## MATERIAL PROVIDED:

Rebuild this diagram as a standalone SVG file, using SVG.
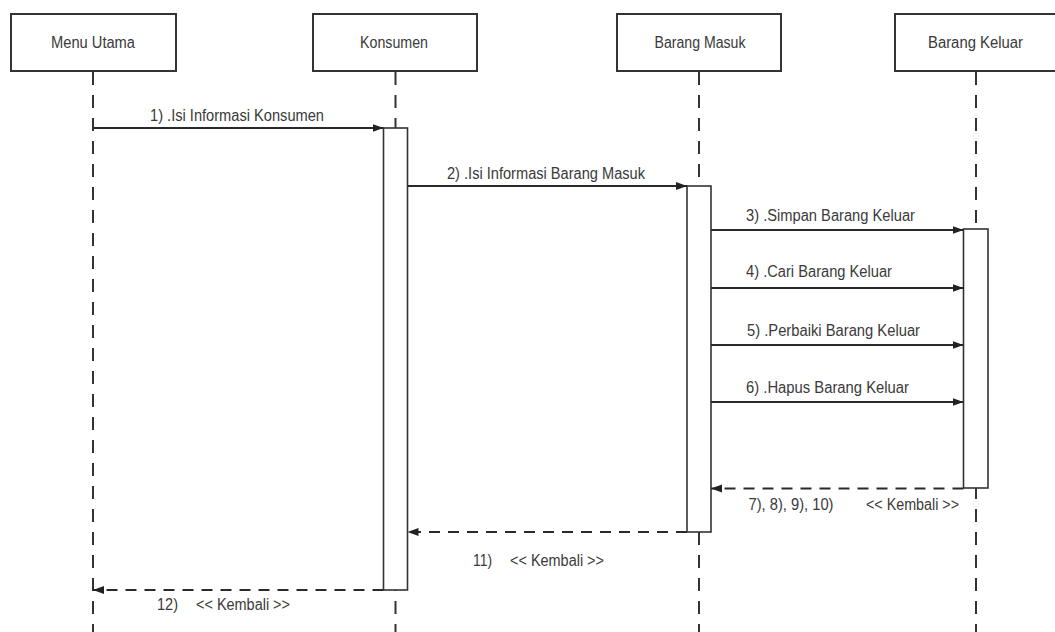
<svg xmlns="http://www.w3.org/2000/svg" width="1055" height="632" viewBox="0 0 1055 632">
  <style>
    .box { fill: #ffffff; stroke: #333333; stroke-width: 2; }
    .life { stroke: #333333; stroke-width: 2; stroke-dasharray: 13 10; fill: none; }
    .act { fill: #ffffff; stroke: #333333; stroke-width: 1.6; }
    .msg { stroke: #2a2a2a; stroke-width: 1.8; fill: none; }
    .ret { stroke: #2a2a2a; stroke-width: 1.8; fill: none; stroke-dasharray: 11 8; }
    text { font-family: "Liberation Sans", Arial, sans-serif; font-size: 16px; fill: #3a3a3a; }
    .c { text-anchor: middle; }
  </style>
  <defs>
    <marker id="arrow" markerUnits="userSpaceOnUse" markerWidth="12" markerHeight="10" refX="11" refY="5" orient="auto">
      <path d="M0,1 L11,5 L0,9 Z" fill="#222222"/>
    </marker>
  </defs>
  <rect width="1055" height="632" fill="#ffffff"/>

  <!-- lifelines -->
  <g id="lifelines">
    <line class="life" x1="93" y1="72" x2="93" y2="632"/>
    <line class="life" x1="395.5" y1="72" x2="395.5" y2="632"/>
    <line class="life" x1="699" y1="72" x2="699" y2="632"/>
    <line class="life" x1="976" y1="72" x2="976" y2="632"/>
  </g>

  <!-- participants -->
  <g id="menu-utama">
    <rect class="box" x="11" y="14" width="165" height="57"/>
    <text class="c" x="93" y="48" textLength="84" lengthAdjust="spacingAndGlyphs">Menu Utama</text>
  </g>
  <g id="konsumen">
    <rect class="box" x="313" y="14" width="164" height="57"/>
    <rect class="act" x="383.5" y="128" width="24" height="462"/>
    <text class="c" x="394" y="48" textLength="68" lengthAdjust="spacingAndGlyphs">Konsumen</text>
  </g>
  <g id="barang-masuk">
    <rect class="box" x="617" y="14" width="164" height="57"/>
    <rect class="act" x="687" y="186" width="24" height="346"/>
    <text class="c" x="700" y="48" textLength="91" lengthAdjust="spacingAndGlyphs">Barang Masuk</text>
  </g>
  <g id="barang-keluar">
    <rect class="box" x="895" y="14" width="164" height="57"/>
    <rect class="act" x="963.5" y="229" width="24.5" height="259"/>
    <text class="c" x="975.5" y="48" textLength="95" lengthAdjust="spacingAndGlyphs">Barang Keluar</text>
  </g>

  <!-- messages -->
  <g id="connectors">
    <line class="msg" x1="93" y1="128" x2="383.5" y2="128" marker-end="url(#arrow)"/>
    <line class="msg" x1="407.5" y1="186" x2="687" y2="186" marker-end="url(#arrow)"/>
    <line class="msg" x1="711" y1="230" x2="963.5" y2="230" marker-end="url(#arrow)"/>
    <line class="msg" x1="711" y1="288" x2="963.5" y2="288" marker-end="url(#arrow)"/>
    <line class="msg" x1="711" y1="345" x2="963.5" y2="345" marker-end="url(#arrow)"/>
    <line class="msg" x1="711" y1="402" x2="963.5" y2="402" marker-end="url(#arrow)"/>
    <line class="ret" x1="963.5" y1="488.5" x2="711" y2="488.5" marker-end="url(#arrow)"/>
    <line class="ret" x1="687" y1="532" x2="407.5" y2="532" marker-end="url(#arrow)"/>
    <line class="ret" x1="383.5" y1="590" x2="93" y2="590" marker-end="url(#arrow)"/>
  </g>

  <!-- message labels -->
  <g id="labels">
    <text x="150" y="121" textLength="174" lengthAdjust="spacingAndGlyphs">1) .Isi Informasi Konsumen</text>
    <text x="447" y="179" textLength="198" lengthAdjust="spacingAndGlyphs">2) .Isi Informasi Barang Masuk</text>
    <text x="746" y="221" textLength="169" lengthAdjust="spacingAndGlyphs">3) .Simpan Barang Keluar</text>
    <text x="746" y="277" textLength="146" lengthAdjust="spacingAndGlyphs">4) .Cari Barang Keluar</text>
    <text x="747" y="336" textLength="173" lengthAdjust="spacingAndGlyphs">5) .Perbaiki Barang Keluar</text>
    <text x="746" y="393" textLength="163" lengthAdjust="spacingAndGlyphs">6) .Hapus Barang Keluar</text>
    <text x="748.5" y="510" textLength="85" lengthAdjust="spacingAndGlyphs">7), 8), 9), 10)</text>
    <text x="866" y="510" textLength="93" lengthAdjust="spacingAndGlyphs">&lt;&lt; Kembali &gt;&gt;</text>
    <text x="473" y="566" textLength="19" lengthAdjust="spacingAndGlyphs">11)</text>
    <text x="510" y="566" textLength="94" lengthAdjust="spacingAndGlyphs">&lt;&lt; Kembali &gt;&gt;</text>
    <text x="157" y="610" textLength="21" lengthAdjust="spacingAndGlyphs">12)</text>
    <text x="196" y="610" textLength="94" lengthAdjust="spacingAndGlyphs">&lt;&lt; Kembali &gt;&gt;</text>
  </g>
</svg>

## DIRECTIVE:
Make an exact reproduction of the listing above, without any pictures.

## ANSWER TO THIS PROBLEM:
Rebuild this diagram as a standalone SVG file, using SVG.
<svg xmlns="http://www.w3.org/2000/svg" width="1055" height="632" viewBox="0 0 1055 632">
  <style>
    .box { fill: #ffffff; stroke: #333333; stroke-width: 2; }
    .life { stroke: #333333; stroke-width: 2; stroke-dasharray: 13 10; fill: none; }
    .act { fill: #ffffff; stroke: #333333; stroke-width: 1.6; }
    .msg { stroke: #2a2a2a; stroke-width: 1.8; fill: none; }
    .ret { stroke: #2a2a2a; stroke-width: 1.8; fill: none; stroke-dasharray: 11 8; }
    text { font-family: "Liberation Sans", Arial, sans-serif; font-size: 16px; fill: #3a3a3a; }
    .c { text-anchor: middle; }
  </style>
  <defs>
    <marker id="arrow" markerUnits="userSpaceOnUse" markerWidth="12" markerHeight="10" refX="11" refY="5" orient="auto">
      <path d="M0,1 L11,5 L0,9 Z" fill="#222222"/>
    </marker>
  </defs>
  <rect width="1055" height="632" fill="#ffffff"/>

  <!-- lifelines -->
  <g id="lifelines">
    <line class="life" x1="93" y1="72" x2="93" y2="632"/>
    <line class="life" x1="395.5" y1="72" x2="395.5" y2="632"/>
    <line class="life" x1="699" y1="72" x2="699" y2="632"/>
    <line class="life" x1="976" y1="72" x2="976" y2="632"/>
  </g>

  <!-- participants -->
  <g id="menu-utama">
    <rect class="box" x="11" y="14" width="165" height="57"/>
    <text class="c" x="93" y="48" textLength="84" lengthAdjust="spacingAndGlyphs">Menu Utama</text>
  </g>
  <g id="konsumen">
    <rect class="box" x="313" y="14" width="164" height="57"/>
    <rect class="act" x="383.5" y="128" width="24" height="462"/>
    <text class="c" x="394" y="48" textLength="68" lengthAdjust="spacingAndGlyphs">Konsumen</text>
  </g>
  <g id="barang-masuk">
    <rect class="box" x="617" y="14" width="164" height="57"/>
    <rect class="act" x="687" y="186" width="24" height="346"/>
    <text class="c" x="700" y="48" textLength="91" lengthAdjust="spacingAndGlyphs">Barang Masuk</text>
  </g>
  <g id="barang-keluar">
    <rect class="box" x="895" y="14" width="164" height="57"/>
    <rect class="act" x="963.5" y="229" width="24.5" height="259"/>
    <text class="c" x="975.5" y="48" textLength="95" lengthAdjust="spacingAndGlyphs">Barang Keluar</text>
  </g>

  <!-- messages -->
  <g id="connectors">
    <line class="msg" x1="93" y1="128" x2="383.5" y2="128" marker-end="url(#arrow)"/>
    <line class="msg" x1="407.5" y1="186" x2="687" y2="186" marker-end="url(#arrow)"/>
    <line class="msg" x1="711" y1="230" x2="963.5" y2="230" marker-end="url(#arrow)"/>
    <line class="msg" x1="711" y1="288" x2="963.5" y2="288" marker-end="url(#arrow)"/>
    <line class="msg" x1="711" y1="345" x2="963.5" y2="345" marker-end="url(#arrow)"/>
    <line class="msg" x1="711" y1="402" x2="963.5" y2="402" marker-end="url(#arrow)"/>
    <line class="ret" x1="963.5" y1="488.5" x2="711" y2="488.5" marker-end="url(#arrow)"/>
    <line class="ret" x1="687" y1="532" x2="407.5" y2="532" marker-end="url(#arrow)"/>
    <line class="ret" x1="383.5" y1="590" x2="93" y2="590" marker-end="url(#arrow)"/>
  </g>

  <!-- message labels -->
  <g id="labels">
    <text x="150" y="121" textLength="174" lengthAdjust="spacingAndGlyphs">1) .Isi Informasi Konsumen</text>
    <text x="447" y="179" textLength="198" lengthAdjust="spacingAndGlyphs">2) .Isi Informasi Barang Masuk</text>
    <text x="746" y="221" textLength="169" lengthAdjust="spacingAndGlyphs">3) .Simpan Barang Keluar</text>
    <text x="746" y="277" textLength="146" lengthAdjust="spacingAndGlyphs">4) .Cari Barang Keluar</text>
    <text x="747" y="336" textLength="173" lengthAdjust="spacingAndGlyphs">5) .Perbaiki Barang Keluar</text>
    <text x="746" y="393" textLength="163" lengthAdjust="spacingAndGlyphs">6) .Hapus Barang Keluar</text>
    <text x="748.5" y="510" textLength="85" lengthAdjust="spacingAndGlyphs">7), 8), 9), 10)</text>
    <text x="866" y="510" textLength="93" lengthAdjust="spacingAndGlyphs">&lt;&lt; Kembali &gt;&gt;</text>
    <text x="473" y="566" textLength="19" lengthAdjust="spacingAndGlyphs">11)</text>
    <text x="510" y="566" textLength="94" lengthAdjust="spacingAndGlyphs">&lt;&lt; Kembali &gt;&gt;</text>
    <text x="157" y="610" textLength="21" lengthAdjust="spacingAndGlyphs">12)</text>
    <text x="196" y="610" textLength="94" lengthAdjust="spacingAndGlyphs">&lt;&lt; Kembali &gt;&gt;</text>
  </g>
</svg>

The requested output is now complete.